9. The method to drive an electro-optical device according to claim 8, the electro-optical device including a first transistor that writes data to a capacitor in response to the data signal flowing through the channel thereof, and

a second transistor that is arranged along the signal transfer line between the first switching element and the second switching element, has the same characteristics as the first transistor, and is configured in a diode-mode connection, the method further comprises:

supplying the power source voltage of the power source line to the signal transfer line through the second transistor.

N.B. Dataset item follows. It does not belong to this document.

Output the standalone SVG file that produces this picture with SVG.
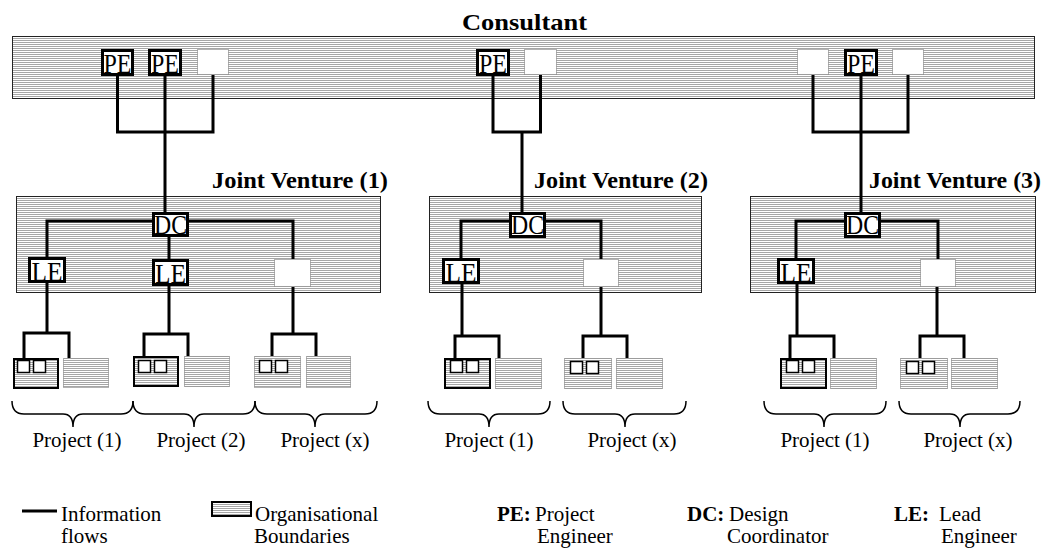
<svg xmlns="http://www.w3.org/2000/svg" width="1046" height="548" viewBox="0 0 1046 548">
<defs>
<pattern id="hatch" width="4" height="2" patternUnits="userSpaceOnUse">
<rect width="4" height="2" fill="#ffffff"/>
<rect width="4" height="1" fill="#a6a6a6"/>
</pattern>
</defs>
<style>
.org{fill:url(#hatch);stroke:#222;stroke-width:1}
.role{fill:#fff;stroke:#000;stroke-width:3}
.empty{fill:#fff;stroke:#666;stroke-width:1;stroke-dasharray:1 1}
.proj{fill:url(#hatch);stroke:#000;stroke-width:2}
.projd{fill:url(#hatch);stroke:#666;stroke-width:1;stroke-dasharray:1 1}
.sq{fill:#fff;stroke:#000;stroke-width:1.5}
.flow{fill:none;stroke:#000;stroke-width:3;stroke-linejoin:miter;stroke-linecap:butt}
.brace{fill:none;stroke:#000;stroke-width:1.5}
.rl{font-size:28px;text-anchor:middle}
.title{font-size:24px;font-weight:bold}
.lbl{font-size:21px;text-anchor:middle}
.leg{font-size:21px}
.legb{font-size:21px;font-weight:bold}
</style>
<rect width="1046" height="548" fill="#fff"/>

<g id="organisations">
<rect id="consultant-box" class="org" x="12.5" y="36.5" width="1022" height="62"/>
<rect id="jv1-box" class="org" x="16.5" y="196.5" width="364" height="96"/>
<rect id="jv2-box" class="org" x="429.5" y="196.5" width="272" height="96"/>
<rect id="jv3-box" class="org" x="750.5" y="196.5" width="285" height="96"/>
</g>

<g id="titles" font-family="Liberation Serif, DejaVu Serif, serif" fill="#000">
<text class="title" x="462" y="30" textLength="125" lengthAdjust="spacingAndGlyphs">Consultant</text>
<text class="title" x="212" y="188" textLength="176" lengthAdjust="spacingAndGlyphs">Joint Venture (1)</text>
<text class="title" x="534" y="188" textLength="174" lengthAdjust="spacingAndGlyphs">Joint Venture (2)</text>
<text class="title" x="869" y="188" textLength="172" lengthAdjust="spacingAndGlyphs">Joint Venture (3)</text>
</g>

<g id="connectors">
<path class="flow" d="M117.5,76 V132 H213 V75 M165,76 V132 M165,132 V212"/>
<path class="flow" d="M493,76 V132 H540.5 V75 M522,132 V212"/>
<path class="flow" d="M813,75 V132 H908 V75 M861,76 V132 M861,132 V212"/>
<path class="flow" d="M47,258 V221 H293 V259 M169,237 V259"/>
<path class="flow" d="M47,283 V333 M24,358 V333 H69 V358"/>
<path class="flow" d="M169,286 V334 M144,356 V334 H188 V356"/>
<path class="flow" d="M293,287 V334 M272,356 V334 H316 V356"/>
<path class="flow" d="M461,259 V221 H601 V259"/>
<path class="flow" d="M462,284 V336 M455,358 V336 H499 V358"/>
<path class="flow" d="M601,287 V336 M583,358 V336 H627 V358"/>
<path class="flow" d="M796,259 V221 H938 V259"/>
<path class="flow" d="M797,284 V336 M790,358 V336 H834 V358"/>
<path class="flow" d="M937,287 V336 M920,358 V336 H964 V358"/>
</g>

<g id="nodes" font-family="Liberation Serif, DejaVu Serif, serif" fill="#000">
<g id="consultant-pe1"><rect class="role" x="102.5" y="50.5" width="30" height="24"/><text class="rl" x="117.5" y="73" textLength="28" lengthAdjust="spacingAndGlyphs">PE</text></g>
<g id="consultant-pe2"><rect class="role" x="149.5" y="50.5" width="31" height="24"/><text class="rl" x="165" y="73" textLength="28" lengthAdjust="spacingAndGlyphs">PE</text></g>
<g id="consultant-empty1"><rect class="empty" x="197.5" y="49.5" width="31" height="25"/></g>
<g id="consultant-pe3"><rect class="role" x="477.5" y="50.5" width="31" height="24"/><text class="rl" x="493" y="73" textLength="28" lengthAdjust="spacingAndGlyphs">PE</text></g>
<g id="consultant-empty2"><rect class="empty" x="524.5" y="49.5" width="32" height="25"/></g>
<g id="consultant-empty3"><rect class="empty" x="797.5" y="49.5" width="31" height="25"/></g>
<g id="consultant-pe4"><rect class="role" x="845.5" y="50.5" width="31" height="24"/><text class="rl" x="861" y="73" textLength="28" lengthAdjust="spacingAndGlyphs">PE</text></g>
<g id="consultant-empty4"><rect class="empty" x="892.5" y="49.5" width="31" height="25"/></g>

<g id="jv1-dc"><rect class="role" x="153.5" y="213.5" width="34" height="22"/><text class="rl" x="170.5" y="234" textLength="33" lengthAdjust="spacingAndGlyphs">DC</text></g>
<g id="jv1-le1"><rect class="role" x="29.5" y="258.5" width="35" height="23"/><text class="rl" x="47" y="281" textLength="31" lengthAdjust="spacingAndGlyphs">LE</text></g>
<g id="jv1-le2"><rect class="role" x="153.5" y="260.5" width="34" height="24"/><text class="rl" x="170.5" y="283" textLength="31" lengthAdjust="spacingAndGlyphs">LE</text></g>
<g id="jv1-empty"><rect class="empty" x="274.5" y="259.5" width="36" height="27"/></g>

<g id="jv2-dc"><rect class="role" x="510.5" y="213.5" width="34" height="23"/><text class="rl" x="527.5" y="234" textLength="33" lengthAdjust="spacingAndGlyphs">DC</text></g>
<g id="jv2-le"><rect class="role" x="443.5" y="259.5" width="35" height="23"/><text class="rl" x="461" y="282" textLength="31" lengthAdjust="spacingAndGlyphs">LE</text></g>
<g id="jv2-empty"><rect class="empty" x="583.5" y="259.5" width="35" height="27"/></g>

<g id="jv3-dc"><rect class="role" x="845.5" y="213.5" width="34" height="23"/><text class="rl" x="862.5" y="234" textLength="33" lengthAdjust="spacingAndGlyphs">DC</text></g>
<g id="jv3-le"><rect class="role" x="778.5" y="259.5" width="35" height="23"/><text class="rl" x="796" y="282" textLength="31" lengthAdjust="spacingAndGlyphs">LE</text></g>
<g id="jv3-empty"><rect class="empty" x="920.5" y="259.5" width="35" height="27"/></g>

<g id="jv1-project1">
<rect class="proj" x="14" y="359" width="44" height="29"/>
<rect class="sq" x="17.5" y="360.5" width="12" height="12"/><rect class="sq" x="33.5" y="360.5" width="12" height="12"/>
<rect class="projd" x="63.5" y="358.5" width="45" height="29"/>
</g>
<g id="jv1-project2">
<rect class="proj" x="134" y="357" width="44" height="29"/>
<rect class="sq" x="138.5" y="360.5" width="12" height="12"/><rect class="sq" x="154.5" y="360.5" width="12" height="12"/>
<rect class="projd" x="184.5" y="356.5" width="45" height="30"/>
</g>
<g id="jv1-projectx">
<rect class="projd" x="254.5" y="356.5" width="46" height="31"/>
<rect class="sq" x="259.5" y="360.5" width="12" height="12"/><rect class="sq" x="275.5" y="360.5" width="12" height="12"/>
<rect class="projd" x="306.5" y="356.5" width="44" height="31"/>
</g>
<g id="jv2-project1">
<rect class="proj" x="445" y="359" width="45" height="29"/>
<rect class="sq" x="450.5" y="360.5" width="12" height="12"/><rect class="sq" x="466.5" y="360.5" width="12" height="12"/>
<rect class="projd" x="495.5" y="358.5" width="46" height="30"/>
</g>
<g id="jv2-projectx">
<rect class="projd" x="564.5" y="358.5" width="47" height="30"/>
<rect class="sq" x="570.5" y="361.5" width="12" height="12"/><rect class="sq" x="586.5" y="361.5" width="12" height="12"/>
<rect class="projd" x="616.5" y="358.5" width="46" height="30"/>
</g>
<g id="jv3-project1">
<rect class="proj" x="781" y="359" width="45" height="29"/>
<rect class="sq" x="786.5" y="360.5" width="12" height="12"/><rect class="sq" x="802.5" y="360.5" width="12" height="12"/>
<rect class="projd" x="830.5" y="358.5" width="46" height="30"/>
</g>
<g id="jv3-projectx">
<rect class="projd" x="900.5" y="358.5" width="47" height="30"/>
<rect class="sq" x="906.5" y="361.5" width="12" height="12"/><rect class="sq" x="922.5" y="361.5" width="12" height="12"/>
<rect class="projd" x="951.5" y="358.5" width="46" height="30"/>
</g>
</g>

<g id="braces">
<path class="brace" d="M12,401 Q12,414 24,414 H63 Q73,414 73,427 Q73,414 83,414 H121 Q133,414 133,401"/>
<path class="brace" d="M133,401 Q133,414 145,414 H184 Q194,414 194,427 Q194,414 204,414 H243 Q255,414 255,401"/>
<path class="brace" d="M255,401 Q255,414 267,414 H305 Q315,414 315,427 Q315,414 325,414 H365 Q377,414 377,401"/>
<path class="brace" d="M428,401 Q428,414 440,414 H479 Q489,414 489,427 Q489,414 499,414 H538 Q550,414 550,401"/>
<path class="brace" d="M563,401 Q563,414 575,414 H615 Q625,414 625,427 Q625,414 635,414 H674 Q686,414 686,401"/>
<path class="brace" d="M764,401 Q764,414 776,414 H814 Q824,414 824,427 Q824,414 834,414 H874 Q886,414 886,401"/>
<path class="brace" d="M899,401 Q899,414 911,414 H950 Q960,414 960,427 Q960,414 970,414 H1008 Q1020,414 1020,401"/>
</g>

<g id="project-labels" font-family="Liberation Serif, DejaVu Serif, serif" fill="#000">
<text class="lbl" x="77" y="447">Project (1)</text>
<text class="lbl" x="201" y="447">Project (2)</text>
<text class="lbl" x="325" y="447">Project (x)</text>
<text class="lbl" x="489" y="447">Project (1)</text>
<text class="lbl" x="632" y="447">Project (x)</text>
<text class="lbl" x="825" y="447">Project (1)</text>
<text class="lbl" x="968" y="447">Project (x)</text>
</g>

<g id="legend" font-family="Liberation Serif, DejaVu Serif, serif" fill="#000">
<path class="flow" d="M22,511 H57"/>
<text class="leg" x="61" y="521">Information</text>
<text class="leg" x="61" y="543">flows</text>
<rect class="proj" x="212" y="502" width="39" height="14"/>
<text class="leg" x="255" y="521">Organisational</text>
<text class="leg" x="254" y="543">Boundaries</text>
<text class="legb" x="497" y="521">PE:</text>
<text class="leg" x="535" y="521">Project</text>
<text class="leg" x="537" y="543">Engineer</text>
<text class="legb" x="687" y="521">DC:</text>
<text class="leg" x="729" y="521">Design</text>
<text class="leg" x="727" y="543">Coordinator</text>
<text class="legb" x="894" y="521">LE:</text>
<text class="leg" x="939" y="521">Lead</text>
<text class="leg" x="941" y="543">Engineer</text>
</g>
</svg>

10. The method to drive an electro-optical device having an electro-optical element with a current-based data signal defining a tonal gradation level of pixels, and supplied to data lines and with a luminance set in response to a driving current, the method comprising:

setting, to be in a non-conductive state, a switching element that controls electrical conduction between the data line and a signal transfer line, and supplying the signal transfer line with a predetermined voltage corresponding to a voltage that occurs in the data line when the data line is supplied with the data signal defining the lowest tonal gradation level, during a first mode in which the data signal is supplied to the data line arranged for respective pixels, not through the switching element; and

setting the switching element to be a conductive state and stopping the supplying of the predetermined voltage to the signal transfer line, during a second mode in which a signal different from the data signal is supplied to the data line through the switching element.

11. The method to drive an electro-optical device according to claim 8, the first mode being a normal mode to cause the electro-optical device to display an image under normal operating conditions, and the second mode being a test mode for testing the electro-optical device.

12. The method to drive an electro-optical device according to claim 11, the signal transfer line being a test line connected to a pad to which an external signal is supplied during the test mode.